Direitos & Deveres é a nova rubrica semanal resultante de uma parceria entre o jornal Diário dos Açores e a sociedade de advogados José Rodrigues & Associados. Neste espaço, iremos procurar esclarecer dúvidas jurídicas colocadas pelos nossos leitores bem como abordar alguns dos temas mais comuns que entretecem a comunidade jurídica. Se tiver algum tema que queira ver abordado ou alguma questão que queira ver esclarecida, não hesite em enviar-nos um mail para [email protected].
Inteligência artificial: riscos e regras
São cada vez mais os recursos e as utilizações da inteligência artificial. Para uns, trata-se de uma ferramenta poderosa que irá otimizar recursos e alavancar a inovação e o desenvolvimento tecnológico, para outros constitui uma verdadeira caixa de pandora, uma ameaça à coesão social e económica, na medida em que o seu desenvolvimento irá impactar severamente o mercado de trabalho e, até mesmo, as relações sociais e humanas. Mas, entre uma e outra visão, o facto é que a inteligência artificial é uma realidade cada vez mais presente no quotidiano de empresas e cidadãos.
Embora o debate sobre as vantagens e as desvantagens da inteligência artificial seja cada vez mais frequente, a verdade é que no plano legislativo já existem regras.
A primeira lei sobre inteligência artificial foi proposta, em 2021, pela Comissão Europeia. Nela, definiu-se um sistema de classificação de IA baseado no risco, em que os diferentes sistemas são classificados com base no risco que representam para os utilizadores. Ainda que muitos sistemas de inteligência artificial representem, atualmente, um reduzido risco, são necessárias uma avaliação e uma supervisão exigente. Sendo a primeira legislação do género a nível mundial, a UE definiu que constituem um risco inaceitável para os utilizadores todas as aplicações de inteligência artificial que possam implicar uma manipulação cognitiva comportamental de pessoas ou grupos vulneráveis como, por exemplo, crianças. O exemplo mais comum diz respeito aos brinquedos ativados por voz que incentivam comportamentos perigosos nas crianças. Outro risco considerado inaceitável e, por isso, proibido é o uso de aplicações de inteligência artificial que visem classificar pessoas com base inteligência artificial para pontuação social: classificação de pessoas com base no comportamento, estatuto socioeconómico, caraterísticas pessoais. Para além destes, também é considerado risco inaceitável todo o sistema de identificação biométrica em tempo real e à distância, como o reconhecimento facial em espaços públicos, ainda que, neste caso, possam ser permitidas algumas exceções, muito limitadas e em casos considerados graves, para efeitos de aplicação da lei.

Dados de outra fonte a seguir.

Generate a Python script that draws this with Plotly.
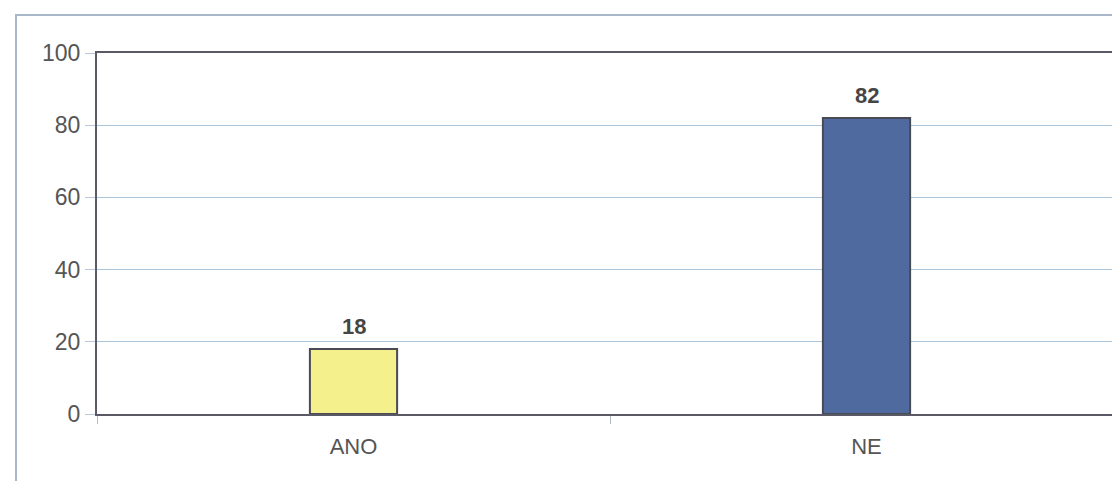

Com a classificação de risco elevado e divididos em duas categorias estão os sistemas que afetam os direitos fundamentais e a segurança. No primeiro caso, estão os sistemas que se referem, por exemplo, à gestão de funcionamento de infraestruturas essenciais, educação e formação profissional, gestão de trabalhadores, gestão da migração, do asilo e do controlo das fronteiras, acesso e usufruto de serviços privados essenciais e de serviços e benefícios públicos, entre outros. Na segunda categoria, estão os sistemas de IA que são utilizados em produtos abrangidos pela legislação comunitária em matéria de segurança dos produtos, tais como, por exemplo, automóveis, aviação, elevadores, brinquedos, dispositivos médicos, etc. Todos estes sistemas de risco elevado serão continuamente avaliados ao longo do seu ciclo de vida.
As aplicações de IA de utilização mais comum como é o caso, por exemplo, do ChatGPT, embora não seja classificada como risco elevado, tem obrigatoriamente de, para além de respeitar a legislação relativa aos direitos de autor, obedecer a um conjunto de requisitos de transparência. Neste sentido, é forçoso divulgar que o conteúdo foi gerado por Inteligência Artificial e os modelos devem ser concebidos por forma a prevenir que sejam gerados conteúdos ilegais, entre outros requisitos.
A proposta da Comissão Europeia apresentada em 2021 foi um primeiro passo decisivo. Em junho de 2024, a UE aprovou o primeiro Regulamento relativo à Inteligência Artificial cujo conteúdo será aplicável integralmente 24 meses após a sua entrada em vigor. Ainda assim, convém ter presente que algumas das disposições regulamentares já estão em aplicação desde o início de 2025 como, por exemplo, as já referidas relativa à proibição dos sistemas de IA que apresentem riscos inaceitáveis.
Beatriz Rodrigues
Nota: Em caso de dúvidas ou se necessitar de ajuda, consulte uma advogada.